Spirale dangereuse donc pour la Police nationale dont l’unité est menacée. Les subalternes se considèrent comme des boucs émissaires et pointent le doigt sur les gradés qui les dénoncent. L’esprit de corps aidant, ils font bloc et s’élèvent en face de leurs supérieurs qui veulent se défiler. Dans cette Police nationale qui a connu des mutineries dévastatrices par le passé, on ne sait jusqu’où ira le déchirement. Ainsi qu’on l’a vu au commissariat de Mahamasina ainsi qu’à Toliara, dans la Police, on prend facilement les armes pour appuyer ses revendications. Pour mettre un coup d’arrêt à cette évolution inquiétante, il faut d’abord admettre que la responsabilité du ministre est engagée, les évènements ayant été provoqués par les personnes placées sous ses ordres. L’homme peut bénéficier de circonstances atténuantes car s’il est responsable, par contre il n’est pas coupable. Ensuite, identifier les auteurs et complices du meurtre en confiant l’enquête à des personnes qui ne soient pas juge et partie, par exemple des gendarmes et des militaires appuyés par des juristes.
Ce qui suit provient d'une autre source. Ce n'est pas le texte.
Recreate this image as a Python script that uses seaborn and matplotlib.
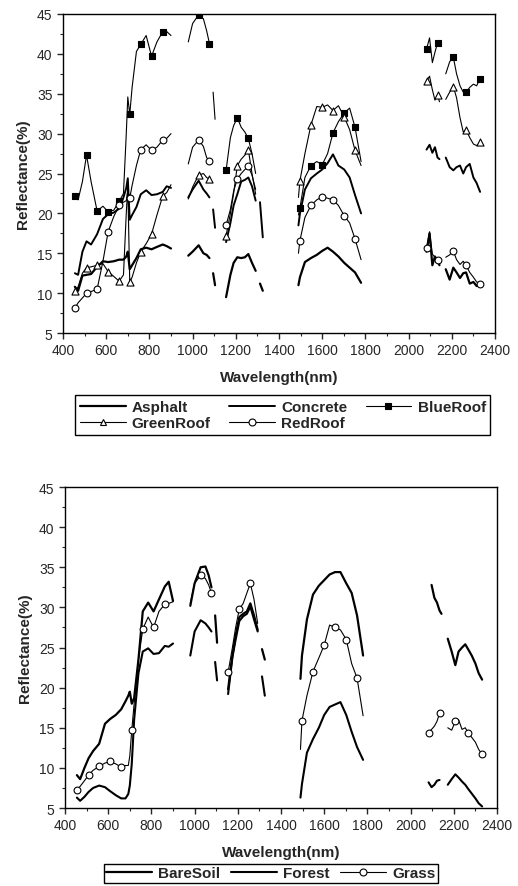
import numpy as np
import pandas as pd
import matplotlib
matplotlib.use("Agg")
import matplotlib.pyplot as plt
from matplotlib.lines import Line2D
from matplotlib.ticker import MultipleLocator
import seaborn as sns

nan = np.nan

# wavelength grid (nm), one list per gap-free stretch of the spectrum
bands = [
    [455, 470, 490, 509, 530, 558, 585, 609, 635, 660, 680, 693, 700, 709, 720, 740, 760, 785, 810, 835, 862, 880, 900],
    [980, 1000, 1028, 1050, 1065, 1078],
    [1095, 1104],
    [1155, 1175, 1190, 1207, 1225, 1242, 1258, 1275, 1292],
    [1312, 1325],
    [1490, 1497, 1520, 1548, 1575, 1600, 1625, 1650, 1675, 1702, 1727, 1752, 1780],
    [2083, 2097, 2110, 2122, 2134, 2143],
    [2172, 2190, 2207, 2222, 2238, 2253, 2266, 2283, 2300, 2315, 2331],
]
# wavelengths that carry a symbol on the marked curves
marker_wl = [455, 509, 558, 609, 660, 709, 760, 810, 862, 1028, 1078, 1155, 1207, 1258,
             1497, 1548, 1600, 1650, 1702, 1752, 2083, 2134, 2207, 2266, 2331]

# ---- top panel: urban materials (reflectance %)
asphalt = [10.8, 10.3, 12.2, 12.3, 12.4, 13.3, 14.0, 13.9, 14.0, 14.2, 14.2, 14.6, 15.2, 13.0, 13.5, 14.4, 15.5, 15.7, 15.5, 15.8, 16.1, 15.9, 15.6,
           14.7, 15.2, 16.0, 15.0, 14.8, 14.4,
           12.5, 11.0,
           9.5, 12.3, 13.8, 14.5, 14.4, 14.5, 14.9, 13.8, 12.8,
           11.2, 10.3,
           11.0, 12.0, 13.9, 14.4, 14.8, 15.3, 15.7, 15.2, 14.6, 13.8, 13.2, 12.6, 11.3,
           15.2, 17.5, 13.5, 14.6, 14.0, 13.5,
           13.0, 11.7, 13.2, 12.6, 11.9, 12.5, 12.6, 11.2, 11.4, 10.9, 11.0]
concrete = [12.5, 12.3, 15.2, 16.5, 16.1, 17.4, 19.3, 19.9, 20.1, 20.6, 22.0, 23.2, 24.4, 19.2, 19.8, 20.8, 22.4, 22.9, 22.3, 22.4, 22.7, 23.4, 23.2,
            22.0, 23.0, 24.1, 23.0, 22.5, 22.0,
            20.5, 18.2,
            16.4, 18.8, 21.0, 22.4, 24.0, 24.2, 24.5, 23.4, 21.6,
            21.4, 17.0,
            18.5, 20.0, 23.0, 24.4, 25.0, 25.5, 26.3, 27.4, 26.0, 25.5, 24.5, 22.3, 20.0,
            28.0, 28.6, 27.6, 28.3, 27.0, 26.8,
            27.0, 25.8, 25.4, 25.8, 26.0, 25.0, 25.8, 26.2, 24.5, 23.8, 22.7]
blue_roof = [22.2, 21.7, 24.0, 27.3, 24.0, 20.3, 20.9, 20.2, 20.4, 21.5, 22.5, 30.0, 34.6, 32.4, 35.8, 40.3, 41.2, 42.3, 39.7, 41.5, 42.8, 42.8, 42.3,
             41.5, 43.8, 44.9, 44.4, 42.9, 41.3,
             35.2, 31.8,
             25.4, 29.5, 31.0, 32.0, 30.8, 30.2, 29.4, 27.5, 25.0,
             nan, nan,
             19.8, 20.7, 24.5, 26.0, 26.5, 26.1, 27.5, 30.1, 31.5, 32.6, 33.2, 30.8, 26.5,
             40.6, 42.0, 38.9, 40.2, 41.4, 41.0,
             37.5, 39.0, 39.6, 37.5, 36.0, 35.2, 35.2, 35.8, 36.2, 36.0, 36.9]
green_roof = [10.3, 10.8, 12.5, 13.2, 13.3, 13.5, 13.7, 12.7, 12.1, 11.5, 12.3, 20.0, 23.5, 11.4, 12.0, 13.8, 15.2, 16.2, 17.4, 19.8, 22.2, 22.6, 23.6,
              21.8, 23.3, 24.8, 25.0, 24.5, 24.3,
              nan, nan,
              17.2, 20.0, 22.5, 26.0, 26.8, 27.3, 28.0, 25.0, 22.4,
              nan, nan,
              22.0, 24.1, 27.5, 31.1, 33.4, 33.3, 33.6, 32.9, 33.5, 32.1, 30.5, 27.9, 26.0,
              36.6, 37.2, 35.5, 34.2, 34.8, 34.0,
              34.3, 35.2, 35.9, 34.5, 32.0, 30.2, 30.5, 29.5, 28.7, 28.5, 28.9]
red_roof = [8.1, 8.8, 9.4, 10.0, 10.2, 10.5, 14.0, 17.7, 19.6, 21.0, 21.4, 21.6, 22.8, 21.9, 23.5, 26.0, 28.0, 28.6, 27.9, 28.3, 29.2, 29.4, 30.0,
            26.2, 28.3, 29.2, 28.4, 27.0, 26.6,
            nan, nan,
            18.5, 20.5, 22.8, 24.3, 25.0, 25.5, 25.9, 24.8, 23.0,
            nan, nan,
            15.0, 16.6, 19.5, 21.0, 21.7, 22.1, 21.9, 21.7, 21.0, 19.7, 18.8, 16.8, 14.2,
            15.6, 17.7, 14.9, 14.5, 14.1, 14.3,
            14.5, 14.8, 15.3, 14.2, 13.6, 14.0, 13.5, 12.6, 12.0, 11.4, 11.2]

# ---- bottom panel: natural surfaces
bare_soil = [9.1, 8.6, 10.0, 11.2, 12.1, 13.0, 15.5, 16.1, 16.6, 17.3, 18.3, 19.0, 19.5, 18.0, 18.7, 23.5, 29.5, 30.6, 29.5, 31.0, 32.6, 33.2, 30.8,
             30.2, 33.0, 35.0, 35.1, 34.0, 32.5,
             29.0, 25.6,
             19.8, 24.0, 26.5, 28.8, 29.2, 29.5, 30.5, 29.0, 27.2,
             24.8, 23.5,
             21.1, 24.0, 28.5, 31.6, 32.7, 33.4, 34.1, 34.4, 34.4, 33.0, 31.8, 29.0, 24.0,
             nan, 32.8, 31.2, 30.6, 29.6, 29.2,
             26.1, 24.5, 22.8, 24.5, 25.0, 25.4, 24.8, 24.0, 23.0, 21.8, 21.0]
forest = [6.3, 5.9, 6.4, 7.0, 7.5, 7.8, 7.6, 7.1, 6.6, 6.2, 6.2, 6.75, 7.8, 10.5, 16.0, 21.8, 24.5, 24.9, 24.2, 24.3, 25.2, 25.1, 25.5,
          24.0, 27.0, 28.4, 28.0, 27.5, 27.0,
          23.2, 20.9,
          19.2, 23.8, 26.0, 28.3, 28.9, 29.2, 30.1, 28.5, 27.0,
          21.4, 19.0,
          6.3, 8.0, 11.9, 13.6, 15.0, 16.6, 17.6, 17.9, 18.2, 16.6, 14.5, 12.6, 11.0,
          8.2, 7.6, 7.9, 8.4, 8.5, nan,
          7.9, 8.6, 9.2, 8.8, 8.3, 7.9, 7.4, 6.8, 6.2, 5.6, 5.2]
grass = [7.2, 7.7, 8.4, 9.1, 9.7, 10.2, 10.6, 10.8, 10.5, 10.1, 10.3, 10.3, 11.5, 14.7, 18.0, 23.5, 27.3, 28.8, 27.5, 29.5, 30.4, 30.5, 30.7,
         30.5, 33.0, 34.0, 33.6, 32.8, 31.8,
         nan, nan,
         21.9, 25.0, 27.5, 29.8, 30.5, 31.8, 33.0, 31.0, 28.0,
         nan, nan,
         12.3, 15.9, 19.0, 22.0, 23.7, 25.3, 27.8, 27.5, 27.2, 26.0, 23.0, 21.2, 16.5,
         14.4, 14.8, 15.2, 15.8, 16.8, nan,
         15.0, 14.7, 15.8, 16.0, 14.8, 15.0, 14.4, 13.8, 13.2, 12.3, 11.7]

sns.set_style("ticks")
plt.rcParams['font.family'] = ['Liberation Sans', 'DejaVu Sans']

wl = np.concatenate(bands)
band_id = np.repeat(np.arange(len(bands)), [len(b) for b in bands])


def draw(ax, vals, lw, marker=None, face=None, size=26):
    d = pd.DataFrame({"wl": wl, "refl": vals, "band": band_id}).dropna()
    sns.lineplot(data=d, x="wl", y="refl", units="band", estimator=None, sort=False,
                 color="black", linewidth=lw, ax=ax, legend=False)
    if marker:
        m = d[d["wl"].isin(marker_wl)]
        sns.scatterplot(data=m, x="wl", y="refl", marker=marker, s=size, color=face,
                        edgecolor="black", linewidth=0.8, ax=ax, legend=False, zorder=3)


def style_axes(ax):
    ax.set_xlim(400, 2400)
    ax.set_ylim(5, 45)
    ax.xaxis.set_major_locator(MultipleLocator(200))
    ax.xaxis.set_minor_locator(MultipleLocator(100))
    ax.yaxis.set_major_locator(MultipleLocator(5))
    ax.yaxis.set_minor_locator(MultipleLocator(2.5))
    ax.tick_params(which="major", direction="out", length=4, width=1, labelsize=10, pad=3.5)
    ax.tick_params(which="minor", direction="out", length=2.5, width=0.8)
    for s in ax.spines.values():
        s.set_visible(True)
        s.set_linewidth(1.0)
        s.set_color("black")
    ax.set_xlabel("Wavelength(nm)", fontsize=11, fontweight="bold", labelpad=9)
    ax.set_ylabel("Reflectance(%)", fontsize=11, fontweight="bold", labelpad=5)


fig = plt.figure(figsize=(5.18, 8.87), dpi=100)
ax1 = fig.add_axes([0.1216, 0.6234, 0.834, 0.3597])
ax2 = fig.add_axes([0.1255, 0.0879, 0.834, 0.3619])

thin = 0.8
draw(ax1, asphalt, 1.6)
draw(ax1, concrete, 1.4)
draw(ax1, blue_roof, thin, "s", "black", 20)
draw(ax1, green_roof, thin, "^", "white", 26)
draw(ax1, red_roof, thin, "o", "white", 24)
style_axes(ax1)

draw(ax2, bare_soil, 1.6)
draw(ax2, forest, 1.5)
draw(ax2, grass, thin, "o", "white", 24)
style_axes(ax2)

mk = dict(color="black", markeredgecolor="black", markersize=5, markeredgewidth=0.8)
h_asph = Line2D([], [], color="black", lw=1.6, label="Asphalt")
h_conc = Line2D([], [], color="black", lw=1.4, label="Concrete")
h_blue = Line2D([], [], lw=thin, marker="s", markerfacecolor="black", label="BlueRoof", **mk)
h_green = Line2D([], [], lw=thin, marker="^", markerfacecolor="white", label="GreenRoof", **mk)
h_red = Line2D([], [], lw=thin, marker="o", markerfacecolor="white", label="RedRoof", **mk)

leg_font = {"weight": "bold", "size": 11}
# column-wise fill so rows read Asphalt/Concrete/BlueRoof then GreenRoof/RedRoof
fig.legend(handles=[h_asph, h_green, h_conc, h_red, h_blue], ncol=3, loc="center",
           bbox_to_anchor=(0.546, 0.531), prop=leg_font, handlelength=3.0,
           handletextpad=0.4, columnspacing=1.2, labelspacing=0.15, borderpad=0.3,
           borderaxespad=0, frameon=True, fancybox=False, edgecolor="black", framealpha=1)

h_soil = Line2D([], [], color="black", lw=1.6, label="BareSoil")
h_forest = Line2D([], [], color="black", lw=1.5, label="Forest")
h_grass = Line2D([], [], lw=thin, marker="o", markerfacecolor="white", label="Grass", **mk)
fig.legend(handles=[h_soil, h_forest, h_grass], ncol=3, loc="center",
           bbox_to_anchor=(0.523, 0.0141), prop=leg_font, handlelength=3.0,
           handletextpad=0.4, columnspacing=0.7, borderpad=0.15, borderaxespad=0,
           frameon=True, fancybox=False, edgecolor="black", framealpha=1)

fig.savefig("out.png", dpi=100)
Incriminés dans la mort du magistrat à Toliara, Michel Rehavana, douze policiers sont attendus au parquet.
« Ils seront auditionnés après clôture des enquêtes préliminaires et expiration des 48 heures de garde à vue », a indiqué la ministre de la justice Christine Razanamahasoa.
Arrêtés à Toliara, les suspects ont été placés, à la brigade criminelle à Anosy, jeudi. Puis ils ont été transférés au camp de la gendarmerie à Andrefan' Ambohijanahary, vers 9heures du matin. Leur audition s’est fait par la commission d'enquête, dans laquelle sont représentés les magistrats, la police et la gendarmerie. Le substitut du procureur et le directeur de la police judiciaire à Antananarivo, ont assisté aux auditions.
Selon des indiscrétions, les prévenus devaient être livrés à la justice hier, mais cela ne s'est pas encore fait jusqu'à 21h30.
Lors des enquêtes préliminaires, les membres des bureaux des quatre corps de la police nationale ont tenu une réunion à Anosy hier après-midi, par rapport à la pression des magistrats qui exigent le limogeage de leur ministre. La mise en garde à vue de leurs collègues expire ce jour.
En tout cas, comme à Toliara où ils ont tiré sur la prison et le tribunal, certains dans la Police pourraient de nouveau prendre les armes. Il ne faut plus qu’Andry Rajoelina et Omer Beriziky se renvoient la …balle.